= Tribal Sports Management =

Sports for Tribal

Tribal Sports Management (TSM) is a Melbourne-based sports management company with offices in Australia, China and activity in North America and Europe. The company represents a number of sporting clubs and organizations. TSM offers services to the sports industry and corporate community, including the following:

- Talent Representation
- Sponsorship, Consulting, and Television Rights
- Sports Executive and Staff Recruitment
- International Club Matches, Tours, and Tournaments

The TSM managing director holds official FIFA player agent and matches agent licenses.

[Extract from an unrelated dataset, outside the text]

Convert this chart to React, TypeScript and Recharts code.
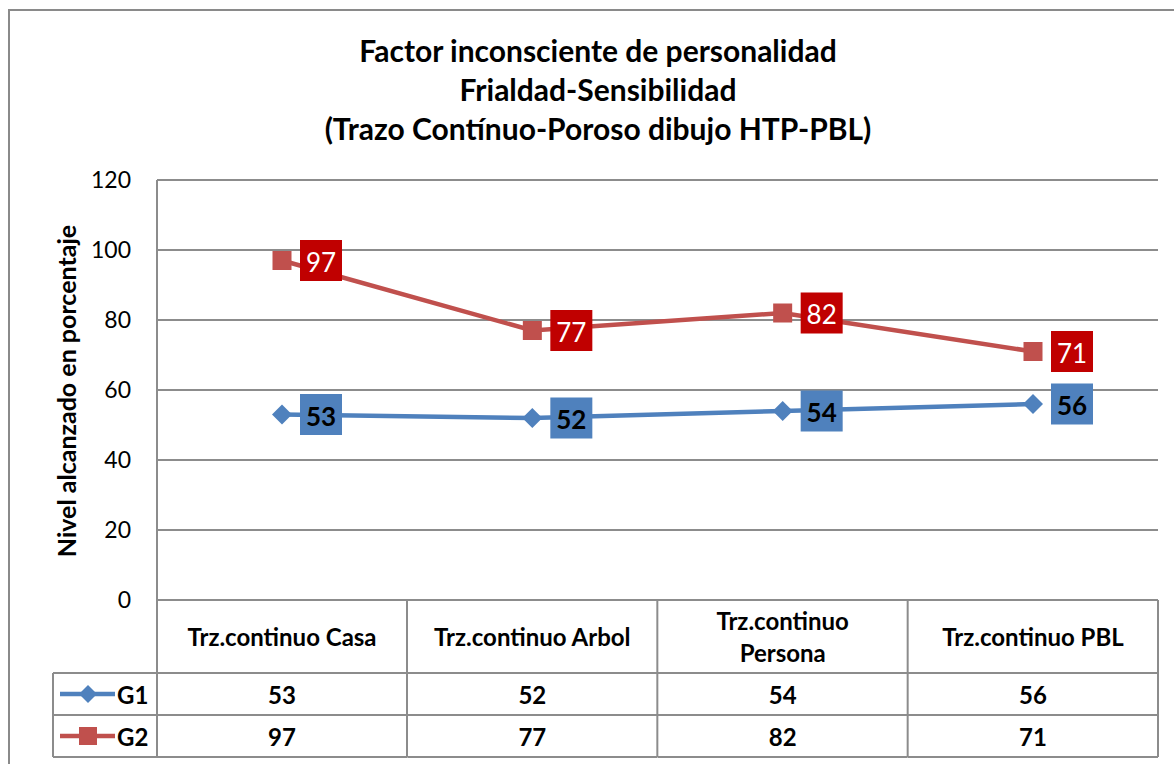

TSM consults with a number of international corporations and football clubs on a range of services, from sponsorship and activation to brand management and strategies.

==Clients==
Some past and present clients of TSM:
- Scott McDonald - Australian footballer and Australian national team member, played club football for Celtic F.C. in Scotland, was the top goal scorer in championship winning season of 2007-2008
- Ryan McGowan - Australian football and Australian national team member, plays club football for Shandong Luneng Taishan in the Chinese Super League
- Shinji Ono - TSM was responsible for the Japanese superstar signing for Western Sydney Wanderers FC in the A-League
- Alessandro Del Piero - TSM was responsible for the Italian superstar signing for Sydney FC in the A-League in August 2012, making him the highest-paid footballer to ever play in Australia
- Dwight Yorke - TSM was responsible for signing the former Manchester United champion to Sydney FC in the inaugural A-League season
- Benito Carbone - TSM was responsible for securing the Italian's guest appearance for Sydney FC in the A-League
- Kazu - TSM brought the Japanese legend to Sydney FC in the A-League
- Brendon Santalab - Former Sydney FC striker now with Lifan FC in China
- Rostyn Griffiths - Former Blackburn Rovers and Central Coast Mariners FC midfielder now with Guangzhou R & F, China
- Pierre Littbarski - German World Cup winner was brought to Australia by TSM to coach Sydney FC in 2005/06
- Terry Butcher - Former England captain brought to Australia by TSM to coach Sydney FC in 2006/07

==International tour matches==
International tour matches with TSM involvement:
- David Beckham & the LA Galaxy
 - 2007 v Sydney FC at ANZ Stadium in front of 80,000
 - 2007 v Wellington Phoenix FC at Westpac Stadium Wellington 30,000 fans
 - 2009 v Oceania All Stars that included Christian Karembeu and former Juventus star Edgar Davids
 - 2010 v Newcastle Jets FC at Energy Australia Stadium in front of 23,000 fans
 - 2011 v Melbourne Victory FC at Etihad Stadium in front of 31,000 that also included Republic of Ireland legend Robbie Keane
- Celtic F.C. - 2009 & 2011
- Liverpool F.C. - 2013
- Sydney FC - Pre-season tour in 2005 to Dubai that included games against Al Jazira and Al Ain

==Achievements==
Lou Sticca, the Managing Director of TSM was announced as one of the 10 most influential people in Australian Football for 2013 in the Herald Sun.